Why do American diplomats seek to engage the world’s most egregious, insincere rogue regimes and terrorist groups? That was one of the questions I tried to answer in Dancing with the Devil, a history of more than a half-century of U.S. diplomacy with so-called rogues. The term ‘rogue regime’ isn’t the product of the past decade’s politicization of national security; rather, it has its roots in the 1970s but really came into vogue during the Clinton administration when such officials as Secretaries of State Warren Christopher and Madeleine Albright and Secretaries of Defense Les Aspin, William Perry, and William Cohen all embraced the term, as did Clinton himself. In short, the Clinton team defined rogue regimes as states that eschew the norms of diplomacy, engage in proliferation and sponsor terrorism, and cannot be readily deterred. In short, rogue regimes are not ordinary adversaries. North Korea and the Islamic Republic of Iran are rogues; the Soviet Union and communist Cuba were and are adversaries.

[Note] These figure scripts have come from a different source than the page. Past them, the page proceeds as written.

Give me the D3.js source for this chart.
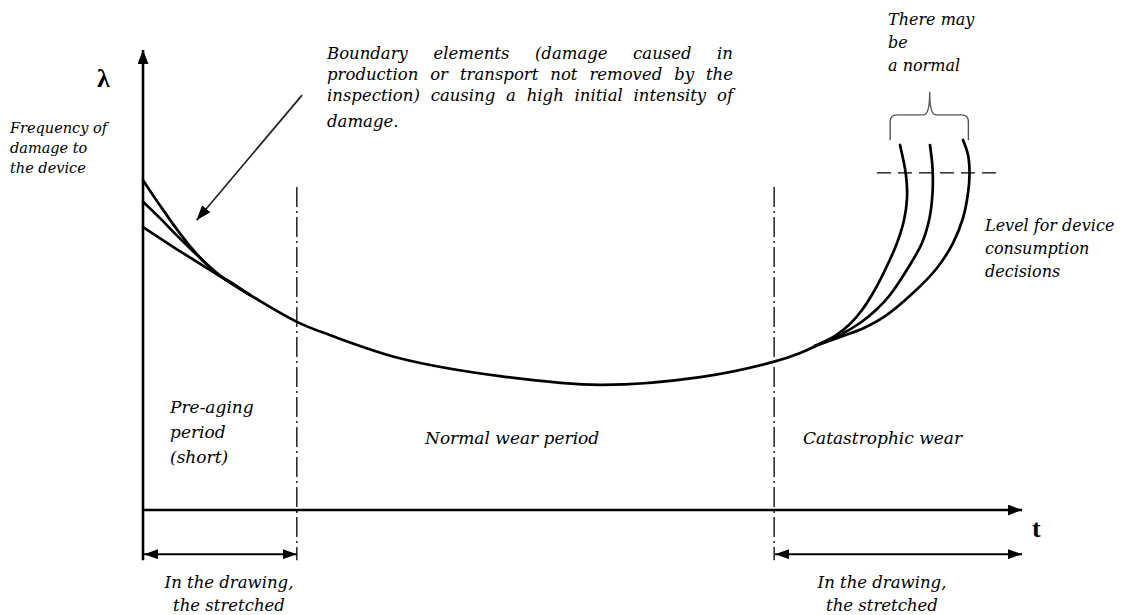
<!DOCTYPE html>
<html><head><meta charset="utf-8">
<script src="https://cdn.jsdelivr.net/npm/d3@7"></script>
<style>
body{margin:0;background:#fff}
svg{display:block}
text{font-family:"DejaVu Serif",serif;font-style:italic;fill:#000}
</style>
</head><body>
<svg id="c" width="1129" height="615"></svg>
<script>
// ---------- data (t = time units, L = damage intensity λ units) ----------
const baseT = [0, 3.6, 7.6, 12.2, 17.5, 21.3, 29.2, 40.6, 52, 63.4, 71.7, 74.7, 77];
const baseL = [61.5, 57.0, 52.2, 46.7, 40.9, 38.0, 33.0, 29.1, 27.2, 28.9, 32.2, 34.1, 36.1];
const earlyHighT = [0, 1.9, 3.9, 5.9, 8.2, 10.5, 12.2];
const earlyHighL = [71.7, 66.3, 60.9, 56.1, 51.7, 48.9, 46.7];
const earlyMidT = [0, 1.9, 3.9, 6.5, 8.8, 12.2];
const earlyMidL = [67.0, 63.5, 59.6, 54.8, 50.9, 46.7];
const wear1T = [76.45, 78.73, 80.43, 81.8, 83.05, 84.53, 85.78, 86.58, 86.92, 86.8, 86.12];
const wear1L = [35.65, 37.83, 40.43, 43.48, 47.17, 52.61, 58.04, 63.04, 67.83, 72.83, 79.35];
const wear2T = [76.45, 79.29, 81.57, 83.39, 84.98, 87.03, 88.62, 89.48, 89.82, 89.82, 89.53];
const wear2L = [35.65, 38.04, 40.65, 43.48, 46.74, 52.61, 58.04, 63.48, 68.91, 74.35, 79.35];
const wear3T = [76.45, 79.64, 82.02, 84.3, 87.6, 90.33, 92.15, 93.29, 93.86, 94.03, 93.86, 93.29];
const wear3L = [35.65, 37.83, 39.57, 41.96, 47.17, 52.61, 58.04, 63.48, 68.91, 73.26, 77.17, 80.43];
const periodBounds = [17.5, 71.8];       // t of the dash-dot boundaries
const decisionLevel = 73.3;              // λ of the decision level
const decisionSpan = [83.5, 97.5];
const braceSpan = [85.0, 89.5, 93.9];    // left, centre, right (t)
const braceLevels = [80.4, 85.9, 90.9];  // ends, bar, tip (λ)
const calloutFrom = [18.1, 90.2];
const calloutTo = [6.1, 63.0];

const yLabel = "λ";
const xLabel = "t";
const yTitle = ["Frequency of", "damage to", "the device"];
const callout = ["Boundary elements (damage caused in",
  "production or transport not removed by the",
  "inspection) causing a high initial intensity of",
  "damage."];
const maybeNormal = ["There may", "be", "a normal"];
const levelNote = ["Level for device", "consumption", "decisions"];
const periodNames = [["Pre-aging", "period", "(short)"], ["Normal wear period"], ["Catastrophic wear"]];
const stretchNote = ["In the drawing,", "the stretched"];

// ---------- scales ----------
const svg = d3.select("#c");
const x = d3.scaleLinear().domain([0, 100]).range([143, 1022]);
const y = d3.scaleLinear().domain([0, 100]).range([510, 50]);
const zip = (a, b) => a.map((v, i) => [v, b[i]]);

const defs = svg.append("defs");
function marker(id, w, h, orientAuto) {
  defs.append("marker").attr("id", id)
    .attr("markerUnits", "userSpaceOnUse")
    .attr("viewBox", `0 0 ${w} ${h}`)
    .attr("refX", w).attr("refY", h / 2)
    .attr("markerWidth", w).attr("markerHeight", h)
    .attr("orient", orientAuto)
    .append("path").attr("d", `M0,0L${w},${h / 2}L0,${h}Z`).attr("fill", "#000");
}
marker("ax", 14, 11, "auto");
marker("dbl", 14, 10, "auto-start-reverse");
marker("co", 15, 11, "auto");

// axes
svg.append("line").attr("x1", x(0)).attr("y1", y(-10.9)).attr("x2", x(0)).attr("y2", y(100))
  .attr("stroke", "#000").attr("stroke-width", 2.6).attr("marker-end", "url(#ax)");
svg.append("line").attr("x1", x(0)).attr("y1", y(0)).attr("x2", x(100)).attr("y2", y(0))
  .attr("stroke", "#000").attr("stroke-width", 2.6).attr("marker-end", "url(#ax)");

// dash-dot period boundaries
periodBounds.forEach(t => {
  svg.append("line").attr("x1", x(t)).attr("x2", x(t)).attr("y1", y(70.2)).attr("y2", y(-10.9))
    .attr("stroke", "#000").attr("stroke-width", 1.3).attr("stroke-dasharray", "20,4,2,4");
});

// double arrows below axis
[[0, periodBounds[0]], [periodBounds[1], 100]].forEach(([a, b]) => {
  svg.append("line").attr("x1", x(a) + 1).attr("x2", x(b)).attr("y1", y(-9.6)).attr("y2", y(-9.6))
    .attr("stroke", "#000").attr("stroke-width", 2)
    .attr("marker-start", "url(#dbl)").attr("marker-end", "url(#dbl)");
});

// curves
const line = d3.line().x(d => x(d[0])).y(d => y(d[1])).curve(d3.curveCatmullRom.alpha(0.5));
[zip(baseT, baseL), zip(earlyHighT, earlyHighL), zip(earlyMidT, earlyMidL),
 zip(wear1T, wear1L), zip(wear2T, wear2L), zip(wear3T, wear3L)].forEach(pts => {
  svg.append("path").attr("d", line(pts)).attr("fill", "none")
    .attr("stroke", "#000").attr("stroke-width", 2.7).attr("stroke-linecap", "round");
});

// decision level
svg.append("line").attr("x1", x(decisionSpan[0])).attr("x2", x(decisionSpan[1]))
  .attr("y1", y(decisionLevel)).attr("y2", y(decisionLevel))
  .attr("stroke", "#000").attr("stroke-width", 1.3).attr("stroke-dasharray", "14,7");

// brace
{
  const [xl, xc, xr] = braceSpan.map(x);
  const [ye, yb, yt] = braceLevels.map(y);
  const r = 7;
  const d = `M${xl},${ye}L${xl},${yb + r}Q${xl},${yb} ${xl + r},${yb}L${xc - 6},${yb}Q${xc},${yb} ${xc},${yt}` +
    `Q${xc},${yb} ${xc + 6},${yb}L${xr - r},${yb}Q${xr},${yb} ${xr},${yb + r}L${xr},${ye}`;
  svg.append("path").attr("d", d).attr("fill", "none").attr("stroke", "#555").attr("stroke-width", 1.4);
}

// callout arrow
svg.append("line").attr("x1", x(calloutFrom[0])).attr("y1", y(calloutFrom[1]))
  .attr("x2", x(calloutTo[0])).attr("y2", y(calloutTo[1]))
  .attr("stroke", "#222").attr("stroke-width", 1.7).attr("marker-end", "url(#co)");

// ---------- texts ----------
svg.append("text").attr("x", 97).attr("y", 87).text(yLabel)
  .style("font-family", "'Liberation Serif',serif").style("font-style", "normal")
  .style("font-weight", "bold").style("font-size", "26px");
svg.append("text").attr("x", 1032).attr("y", 537).text(xLabel)
  .style("font-family", "'Liberation Serif',serif").style("font-style", "normal")
  .style("font-weight", "bold").style("font-size", "26px");

function block(lines, x0, y0, dy, size, anchor) {
  lines.forEach((s, i) => svg.append("text").attr("x", x0).attr("y", y0 + i * dy)
    .attr("text-anchor", anchor || "start").style("font-size", size + "px").text(s));
}
block(yTitle, 10, 133, 20, 14.5);
block(maybeNormal, 888, 25, 23, 16);
block(levelNote, 985, 231, 23, 16);
block(periodNames[0], 170, 413, 25, 17);
block(periodNames[1], 425, 444, 25, 17);
block(periodNames[2], 803, 444, 25, 17);
block(stretchNote, 229, 588, 23, 16.5, "middle");
block(stretchNote, 882, 588, 23, 16.5, "middle");

// justified callout paragraph
const cx0 = 327, cw = 406, cys = [59, 80, 101, 127];
callout.forEach((s, i) => {
  if (i === callout.length - 1) {
    svg.append("text").attr("x", cx0).attr("y", cys[i]).style("font-size", "16.5px").text(s);
    return;
  }
  const words = s.split(" ");
  const els = words.map(w => svg.append("text").attr("y", cys[i]).style("font-size", "16.5px").text(w));
  const ws = els.map(e => e.node().getComputedTextLength());
  const gap = (cw - d3.sum(ws)) / (words.length - 1);
  let cx = cx0;
  els.forEach((e, k) => { e.attr("x", cx); cx += ws[k] + gap; });
});
</script>
</body></html>
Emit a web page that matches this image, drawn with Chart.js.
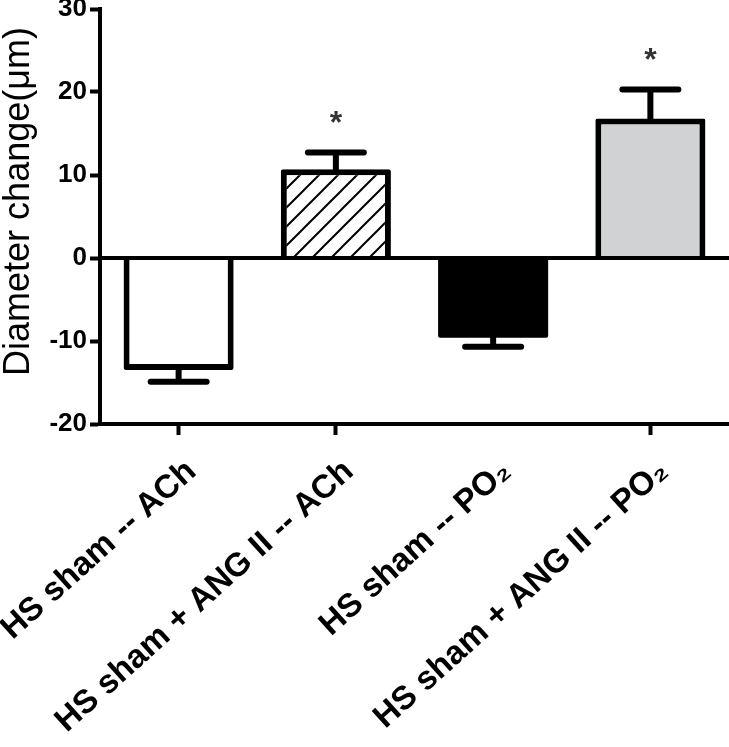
<!DOCTYPE html>
<html>
<head>
<meta charset="utf-8">
<script src="https://cdn.jsdelivr.net/npm/chart.js@4.4.1/dist/chart.umd.min.js"></script>
<style>
  html, body { margin: 0; padding: 0; background: #fff; }
  #wrap { width: 729px; height: 747px; position: relative; }
</style>
</head>
<body>
<div id="wrap"><canvas id="diamChart"></canvas></div>
<script>
// values (µm)
const groups = ['HS sham -- ACh', 'HS sham + ANG II -- ACh', 'HS sham -- PO\u2082', 'HS sham + ANG II -- PO\u2082'];
const meanChange = [-13.5, 10.7, -9.6, 16.8];
const errorEnd = [-14.9, 12.7, -10.7, 20.3];
const significant = [false, true, false, true];
const yTicks = [-20, -10, 0, 10, 20, 30];
const xTickShown = [true, true, false, true];
const yTitle = 'Diameter change(\u03bcm)';

const FONT = '"Liberation Sans", Arial, Helvetica, sans-serif';

// diagonal hatch for the ANG II -- ACh bar
function makeHatch() {
    const s = 19;
    const c = document.createElement('canvas');
    c.width = s; c.height = s;
    const g = c.getContext('2d');
    g.fillStyle = '#fff';
    g.fillRect(0, 0, s, s);
    g.strokeStyle = '#000';
    g.lineWidth = 2;
    g.beginPath();
    g.moveTo(-2, s + 2); g.lineTo(s + 2, -2);
    g.moveTo(-2, 2); g.lineTo(2, -2);
    g.moveTo(s - 2, s + 2); g.lineTo(s + 2, s - 2);
    g.stroke();
    return g.createPattern(c, 'repeat');
}

// zero line on top of bars, error bars, asterisks, y title
const extras = {
    id: 'extras',
    afterDatasetsDraw(chart) {
        const ctx = chart.ctx;
        const y = chart.scales.y;
        const area = chart.chartArea;
        const meta = chart.getDatasetMeta(0);
        ctx.save();
        ctx.strokeStyle = '#000';

        const y0 = y.getPixelForValue(0);
        ctx.lineWidth = 4;
        ctx.beginPath();
        ctx.moveTo(area.left, y0);
        ctx.lineTo(area.right, y0);
        ctx.stroke();

        ctx.lineWidth = 6;
        ctx.lineCap = 'round';
        meta.data.forEach((bar, i) => {
            const yEnd = y.getPixelForValue(errorEnd[i]);
            ctx.beginPath();
            ctx.moveTo(bar.x, bar.y);
            ctx.lineTo(bar.x, yEnd);
            ctx.moveTo(bar.x - 28, yEnd);
            ctx.lineTo(bar.x + 28, yEnd);
            ctx.stroke();
            if (significant[i]) {
                ctx.fillStyle = '#333';
                ctx.font = 'bold 32px ' + FONT;
                ctx.textAlign = 'center';
                ctx.textBaseline = 'middle';
                ctx.fillText('*', bar.x, yEnd - 28);
            }
        });

        ctx.translate(29, (area.top + area.bottom) / 2 - 15);
        ctx.rotate(-Math.PI / 2);
        ctx.fillStyle = '#000';
        ctx.font = '36px ' + FONT;
        ctx.textAlign = 'center';
        ctx.textBaseline = 'alphabetic';
        ctx.fillText(yTitle, 0, 0);
        ctx.restore();
    }
};

const ctx = document.getElementById('diamChart').getContext('2d');

new Chart(ctx, {
    type: 'bar',
    data: {
        labels: groups,
        datasets: [{
            data: meanChange,
            backgroundColor: ['#ffffff', makeHatch(), '#000000', '#d1d2d4'],
            borderColor: '#000',
            borderWidth: [6, 6, 0, 6],
            borderRadius: 2,
            borderSkipped: 'start',
            barPercentage: 0.7,
            categoryPercentage: 1.0
        }]
    },
    options: {
        responsive: true,
        maintainAspectRatio: false,
        animation: false,
        layout: { padding: { top: 9, right: 0, bottom: 0, left: 0 } },
        plugins: {
            legend: { display: false },
            tooltip: { enabled: false }
        },
        scales: {
            x: {
                border: { display: true, color: '#000', width: 4 },
                grid: {
                    offset: false,
                    drawOnChartArea: false,
                    drawTicks: true,
                    tickLength: 11,
                    tickWidth: 4,
                    tickColor: xTickShown.map(v => v ? '#000' : 'rgba(0,0,0,0)')
                },
                ticks: {
                    autoSkip: false,
                    minRotation: 42,
                    maxRotation: 42,
                    padding: 17,
                    labelOffset: 13,
                    color: '#000',
                    font: { family: FONT, size: 33, weight: 'bold' }
                },
                afterFit(scale) {
                    scale.height = 323;
                    scale.paddingLeft = 0;
                    scale.paddingRight = 0;
                }
            },
            y: {
                min: -20,
                max: 30,
                afterBuildTicks(scale) {
                    scale.ticks = yTicks.map(v => ({ value: v }));
                },
                border: { display: true, color: '#000', width: 4 },
                grid: {
                    drawOnChartArea: false,
                    tickColor: '#000',
                    tickLength: 10,
                    tickWidth: 4
                },
                ticks: {
                    padding: 3,
                    color: '#000',
                    font: { family: FONT, size: 26, weight: 'bold' }
                },
                title: { display: false },
                afterFit(scale) {
                    scale.width = 100;
                    scale.paddingTop = 0;
                    scale.paddingBottom = 0;
                }
            }
        }
    },
    plugins: [extras]
});
</script>
</body>
</html>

When looking at the history of diplomacy with these rogues, one of the unfortunate patterns which emerged, but which was based more on circumstantial evidence than hard proof, was the role of ego and careerism. Almost every U.S. diplomat is smart, articulate, and ambitious to the point that it can be hard to set him or herself apart from colleagues who would like just as much to advance to ambassador, an assistant secretary portfolio, or more. One of the key ways to get noticed is to ensconce oneself in high-profile diplomacy to bring in a rogue from the cold. Once upon a time, good sense and strategic outlook trumped this sort of ambition, but over the last quarter century, that changed.
It was engagement with terrorist groups and their state sponsors that brought fame and fortune to diplomats like Dennis Ross, Chris Hill, William Burns, and Robert Malley. Ross was Robert Oakley’s deputy on the National Security Council when, on February 16, 1988, dialogue began with proxies for the PLO. Even as PLO chairman Yasser Arafat violated most subsequent agreements and continued his embrace of terrorism until his dying day, Ross and his staff were unwilling to walk away. Malley, who joined Ross’ team toward the end of the Clinton administration, went even further and advocated engagement with Hamas.
As the press has grown more partisan, hostile to American exceptionalism, and prone to confuse neutrality with moral clarity, ambitious diplomats know they will have it in their pocket to cheerlead any diplomatic process with any rogue. The New York Times editorial board encapsulated this most famously in a 2007 editorial entitled, “What Would a Diplomat Do?” The conceit of the essay was that President George W. Bush and Secretary of State Condoleezza Rice would do well to ask what a diplomat like Christopher Hill, who built his career negotiating with North Korea, would advise. The reality, however, was that Hill eviscerated American credibility, refused to abide by the checks-and-balances incumbent in good diplomacy, and more than any other diplomat besides perhaps current Iran negotiator Wendy Sherman, is responsible for North Korea advancing as far as it has with its nuclear program.
Then, of course, there was the press cheerleading for Bill Richardson, a cabinet-level U.S. ambassador to the United Nations during the Clinton administration. On April 17, 1998, Richardson traveled to Kabul to meet with Taliban leaders. CNN was hagiographic in its assessment, titling its report, “Taliban, masters of a suffering people, took Bill Richardson’s visit seriously.” Alas, despite Richardson’s self-assessment, his visit neither ended the Afghan civil war nor did it result in terror training camps being closed. The only thing it accomplished was to provide Richardson—at the time he had presidential ambitions—the limelight and enhanced speaker fees post-administration.
Fast forward to the current negotiations with Iran: In what’s meant to be a color piece, the Boston Globe’s Matt Viser shows the ego and inflated sense of importance that infuses American diplomats on Secretary of State John Kerry and Undersecretary Wendy Sherman’s negotiating team:
During idle hours, they have debated who among them would be played by what stars, if any producer for some reason decided to make a movie about how the United States and Iran tried to overcome decades of distrust to craft an agreement limiting Iran’s ability to build a nuclear bomb. Kerry, US delegation members decided, would be played by Ted Danson, while Energy Secretary Ernest Moniz would be portrayed by Javier Bardem (from “No Country for Old Men”). The silver-haired Sherman would be played by Meryl Streep (as captured in “The Devil Wears Prada”). And Marie Harf, a senior communications adviser, would be portrayed by Kirsten Dunst.
The frequent quip that politics is Hollywood for ugly people is meant to be a joke; unfortunately, Kerry’s team has taken this to heart. Mature, more seasoned leaders would recognize that when their people start seeing themselves as movie-worthy, they have lost focus and perspective and it’s time to send people home and replace them with those more grounded and less likely to allow ego to trump judgment.
If the experiences of the last quarter-century are any indicator, when ego and ambition triumph, national security suffers. The Obama team is playing this truism to a ‘T’.